Mercury, the closest planet to the sun is not a dead planet after all. The NASA's MESSENGER or known as the Mercury Surface Space Environment Geochemistry and Ranging mission sent evidences that the geological structure of Mercury is changing, backed up with the surprisingly new craters and depressions located in the surface of the planet.
"These features, given the name 'hollows,' were a major surprise, because while we had been thinking of Mercury as a relic - a planet that wasn't really changing anymore - hollows appear to be younger than the planet's freshest impact craters. This finding suggests that Mercury is a planet whose surface is still evolving," according to MESSENGER Participating Scientist David Blewett, a geologist at The Johns Hopkins University Applied Physics Laboratory (APL).
The surprising developments might prove that there are a lot more things left unknown and to be discovered in the neighboring planets of the Earth. Now scientists involved in the mission are looking into the possible explanations on how the planet is changing even with the high exposure of heat and gamma rays the planet is receiving from the sun. They have also came up to a conclusion that the hollow formations in the surface of the planets is a result of sublimation or a similar process with the same principle as that of the changes that happens on the Earth's surface.
Several high-resolution photographs of the formations and craters have been sent received by NASA for further observation and analysis.

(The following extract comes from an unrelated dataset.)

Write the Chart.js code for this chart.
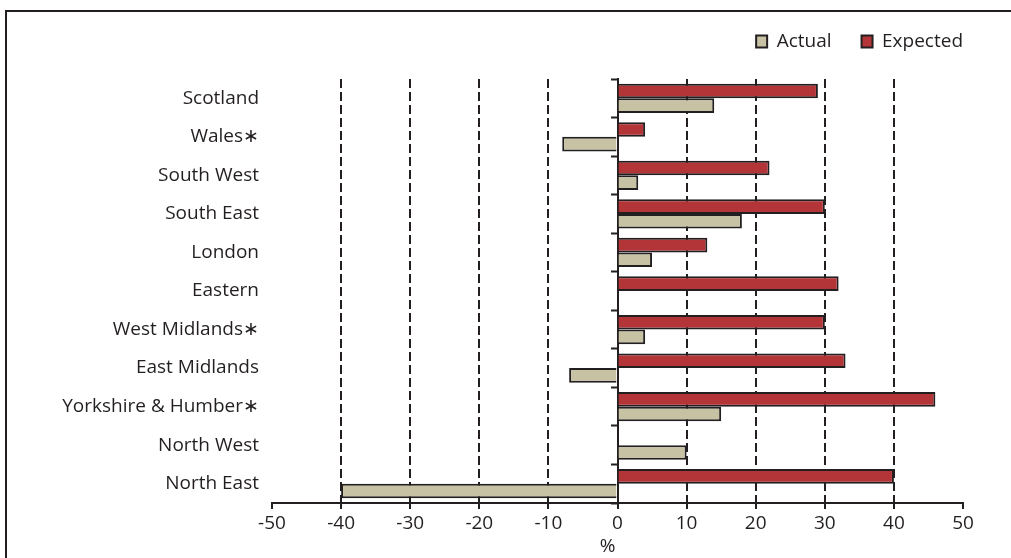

The MESSENGER missions have been observing the planet Mercury since 2011. The craft located near the orbit of the planet intend to measure solar induced X-ray fluorescence on top of the surface of the planet as well as the abundance of rock forming elements like magnesium, sulfur, calcium, titanium, aluminum, silicon and sulfur. An in-depth look in the planet's general composition has been recorded since the successful launch of the mission.